Nie bój się "Zaćmienia"
"Zaćmienie" - reż. Igor Gorzkowski - Teatr Zagłębia w SosnowcuTak obcy, a jednak tak dziwnie znajomi można by powiedzieć, patrząc na bohaterów opowiadań Antona Czechowa. Bo czy historia kobiety żałującej swojej decyzji o małżeństwie nie mogłaby być historią każdej z nas? A uliczny artysta próbujący sprzedać swoje dyskusyjnej jakości talenty? Obrazek skądinąd również nieco znajomy. Rozterki serca, problemy dnia codziennego, życie, śmierć, radości i bolączki zwyczajnego człowieka. Trafność i prostota, a więc kwintesencja tego co w twórczości rosyjskiego prozaika najlepsze, to ostatnia w tym sezonie propozycja Teatru Zagłębia w Sosnowcu
Choć Czechow na kartach swoich opowiadań ukazywał czasy i ludzi sobie współczesnych, to już pierwsze zetknięcie się z najnowszą premierą na sosnowieckiej scenie teatralnej udowadnia, iż studium sytuacji społecznej w Rosji końca wieku XIX z łatwością daje się przełożyć na inne czasy i szerokości geograficzne. Uniwersalność i ponadczasowość, a nade wszystko umiejętność obserwacji i zaglądania w ludzkie dusze, to te cechy utworów rosyjskiego prozaika, które czynią z nich idealny materiał do pokazywania na scenie. Trudno bowiem o lepsze katharsis, niż to, którego doznać można zerkając w lustro. A gra sosnowieckich aktorów w "Zaćmieniu" takim lustrem stanie się dla niejednego widza.
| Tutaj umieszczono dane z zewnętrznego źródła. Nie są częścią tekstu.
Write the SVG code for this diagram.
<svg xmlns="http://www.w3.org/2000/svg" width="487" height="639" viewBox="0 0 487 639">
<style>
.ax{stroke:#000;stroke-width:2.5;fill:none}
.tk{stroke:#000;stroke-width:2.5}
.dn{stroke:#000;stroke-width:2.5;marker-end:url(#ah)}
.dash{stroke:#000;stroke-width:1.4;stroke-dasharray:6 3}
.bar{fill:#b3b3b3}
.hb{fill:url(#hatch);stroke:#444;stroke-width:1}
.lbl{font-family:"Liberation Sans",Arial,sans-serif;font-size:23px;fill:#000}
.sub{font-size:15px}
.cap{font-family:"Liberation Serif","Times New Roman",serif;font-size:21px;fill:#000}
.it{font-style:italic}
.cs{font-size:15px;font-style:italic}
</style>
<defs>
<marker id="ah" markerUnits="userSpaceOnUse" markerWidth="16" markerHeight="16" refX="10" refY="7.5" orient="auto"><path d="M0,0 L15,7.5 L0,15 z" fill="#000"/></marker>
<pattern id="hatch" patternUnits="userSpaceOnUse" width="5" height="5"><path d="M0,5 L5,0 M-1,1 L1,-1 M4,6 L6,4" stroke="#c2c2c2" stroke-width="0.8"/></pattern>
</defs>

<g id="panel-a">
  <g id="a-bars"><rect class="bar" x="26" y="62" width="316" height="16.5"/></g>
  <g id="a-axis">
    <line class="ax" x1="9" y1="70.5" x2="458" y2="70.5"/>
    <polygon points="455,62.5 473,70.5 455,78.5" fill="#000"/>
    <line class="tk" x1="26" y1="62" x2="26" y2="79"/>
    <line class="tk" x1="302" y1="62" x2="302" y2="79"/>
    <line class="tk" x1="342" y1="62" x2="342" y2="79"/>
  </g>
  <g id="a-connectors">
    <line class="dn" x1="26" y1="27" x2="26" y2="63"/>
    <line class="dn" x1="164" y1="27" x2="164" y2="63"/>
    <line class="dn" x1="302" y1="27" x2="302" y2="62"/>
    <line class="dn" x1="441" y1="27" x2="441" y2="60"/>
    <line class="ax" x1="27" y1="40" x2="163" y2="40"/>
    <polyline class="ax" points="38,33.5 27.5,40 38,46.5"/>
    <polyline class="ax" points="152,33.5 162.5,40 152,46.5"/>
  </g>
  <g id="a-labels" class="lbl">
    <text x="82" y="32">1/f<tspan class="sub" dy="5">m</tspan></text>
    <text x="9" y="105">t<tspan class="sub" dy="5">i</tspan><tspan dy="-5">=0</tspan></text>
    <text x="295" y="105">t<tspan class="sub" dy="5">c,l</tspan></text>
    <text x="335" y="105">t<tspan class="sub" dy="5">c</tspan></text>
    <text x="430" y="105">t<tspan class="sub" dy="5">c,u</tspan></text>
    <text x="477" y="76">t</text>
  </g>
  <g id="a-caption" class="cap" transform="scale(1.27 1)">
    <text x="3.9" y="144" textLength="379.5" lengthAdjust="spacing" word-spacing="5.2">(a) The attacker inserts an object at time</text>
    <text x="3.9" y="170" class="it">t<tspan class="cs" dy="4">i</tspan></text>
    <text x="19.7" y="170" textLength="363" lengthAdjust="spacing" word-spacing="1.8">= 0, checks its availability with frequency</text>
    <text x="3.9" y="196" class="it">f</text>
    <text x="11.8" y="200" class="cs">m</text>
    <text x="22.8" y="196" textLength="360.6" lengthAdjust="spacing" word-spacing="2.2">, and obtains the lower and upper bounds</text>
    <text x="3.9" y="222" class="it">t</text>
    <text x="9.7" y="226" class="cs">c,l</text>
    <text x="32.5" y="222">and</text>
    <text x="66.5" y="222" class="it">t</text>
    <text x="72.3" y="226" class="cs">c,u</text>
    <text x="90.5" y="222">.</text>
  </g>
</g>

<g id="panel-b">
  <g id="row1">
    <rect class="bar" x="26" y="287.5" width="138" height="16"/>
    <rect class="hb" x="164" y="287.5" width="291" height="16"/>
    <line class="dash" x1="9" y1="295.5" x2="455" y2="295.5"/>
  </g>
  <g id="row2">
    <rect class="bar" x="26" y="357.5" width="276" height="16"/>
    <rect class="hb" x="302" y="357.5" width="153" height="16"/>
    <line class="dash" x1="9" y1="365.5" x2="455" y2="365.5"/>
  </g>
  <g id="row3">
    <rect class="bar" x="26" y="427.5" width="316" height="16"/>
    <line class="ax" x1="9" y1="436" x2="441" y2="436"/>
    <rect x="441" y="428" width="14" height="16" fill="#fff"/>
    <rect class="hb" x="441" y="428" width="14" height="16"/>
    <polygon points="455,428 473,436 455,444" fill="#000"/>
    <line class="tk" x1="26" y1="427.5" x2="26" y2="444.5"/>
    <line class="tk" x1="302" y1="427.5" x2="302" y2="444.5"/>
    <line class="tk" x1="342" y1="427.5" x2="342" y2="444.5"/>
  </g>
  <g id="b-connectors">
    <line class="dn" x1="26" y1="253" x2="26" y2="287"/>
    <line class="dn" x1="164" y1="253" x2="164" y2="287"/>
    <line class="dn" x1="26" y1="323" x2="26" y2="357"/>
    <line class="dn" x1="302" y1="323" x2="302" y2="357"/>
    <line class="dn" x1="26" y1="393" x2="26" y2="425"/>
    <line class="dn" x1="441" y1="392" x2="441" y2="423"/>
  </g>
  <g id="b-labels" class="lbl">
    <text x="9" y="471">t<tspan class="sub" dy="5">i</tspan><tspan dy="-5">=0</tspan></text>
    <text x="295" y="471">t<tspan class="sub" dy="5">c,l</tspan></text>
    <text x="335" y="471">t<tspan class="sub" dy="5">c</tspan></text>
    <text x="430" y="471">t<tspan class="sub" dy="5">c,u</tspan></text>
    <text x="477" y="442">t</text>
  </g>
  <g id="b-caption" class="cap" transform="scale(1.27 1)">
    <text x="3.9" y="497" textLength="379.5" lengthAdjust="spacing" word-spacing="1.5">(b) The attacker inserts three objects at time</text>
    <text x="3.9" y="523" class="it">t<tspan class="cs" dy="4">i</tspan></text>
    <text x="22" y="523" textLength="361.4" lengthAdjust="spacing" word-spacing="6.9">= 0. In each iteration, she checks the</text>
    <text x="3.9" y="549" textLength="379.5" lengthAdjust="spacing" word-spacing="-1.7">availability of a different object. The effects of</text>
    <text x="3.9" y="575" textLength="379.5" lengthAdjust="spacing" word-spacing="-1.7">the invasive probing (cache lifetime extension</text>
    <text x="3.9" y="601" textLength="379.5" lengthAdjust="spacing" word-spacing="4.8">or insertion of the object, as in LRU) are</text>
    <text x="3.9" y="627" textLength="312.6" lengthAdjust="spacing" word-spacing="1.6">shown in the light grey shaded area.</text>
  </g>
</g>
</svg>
Twórcy spektaklu umiejętnie wybrali kilka spośród niezliczonej liczby opowiadań napisanych przez Czechowa. W spektaklu Teatru Zagłębia znajdziemy zarówno te najbardziej znane, jak "Śmierć urzędnika", czy "Romans z kontrabasem", jak i kilka mniej popularnych. Osią łączącą każde z nich jest letnisko, na którym rozgrywa się większość historii. Muzyk, artysta, letnicy, mieszkańcy miasta, urzędnicy, naukowiec, a nawet księżniczka. Każde z nich gotowe jest mimochodem podzielić się z widzem swoimi bolączkami, radościami i drobnymi, choć istotnymi wydarzeniami z życia.
Postaci te ożywają na scenie i są tak przekonywujące za sprawą sosnowieckich aktorów, którzy doskonale odnajdują się w klasycznych klimatach. Duet Wojciecha Leśniaka i Adama Kopciuszewskiego to zdecydowanie jedna z najzabawniejszych kreacji "Zaćmienia". Ale tak naprawdę, mimo mnogości postaci, trudno pozbyć się wrażenia, że każda z nich jest tutaj niezbędna. A Edyta Ostojak, mimo młodziutkiego wieku, po raz kolejny udowadnia swój kunszt, z lekkością przechodząc od roli dumnej angielki do nieco łobuzerskiej księżniczki. Przy tym wszystkim "Zaćmienie" nie jest z pewnością sztuką "przegadaną" i choć układ szkatułkowy nie zawsze może być prosty w odbiorze, tutaj sprawdza się doskonale.
Igor Gorzkowski, który z sosnowiecką sceną współpracuje po raz pierwszy, dokonał naprawdę bardzo wprawnego przekładu klasycznych, rosyjskich nowel na język teatru. Połączenie tych mniej i tych bardziej znanych historii Czechowa wyszło mu tak dobrze, że widz nieobeznany z twórczością tegoż pisarza może mieć wrażenie, iż ma przed sobą wielowątkową, aczkolwiek spójną całość, która była taką od samego początku. Tym samym pierwsza próba pokazania na scenie nowelistycznej części pisarskiego dorobku Czechowa jest nie tylko sprawnie wykonaną ciekawostką, ale także spektaklem, który ma szansę święcić triumfy na wielu przeglądach. Naprawdę cieszyć może, iż kolejna polska prapremiera, która ma miejsce właśnie w Teatrze Zagłębia, została zrealizowana z taką precyzją i na najwyższym poziomie.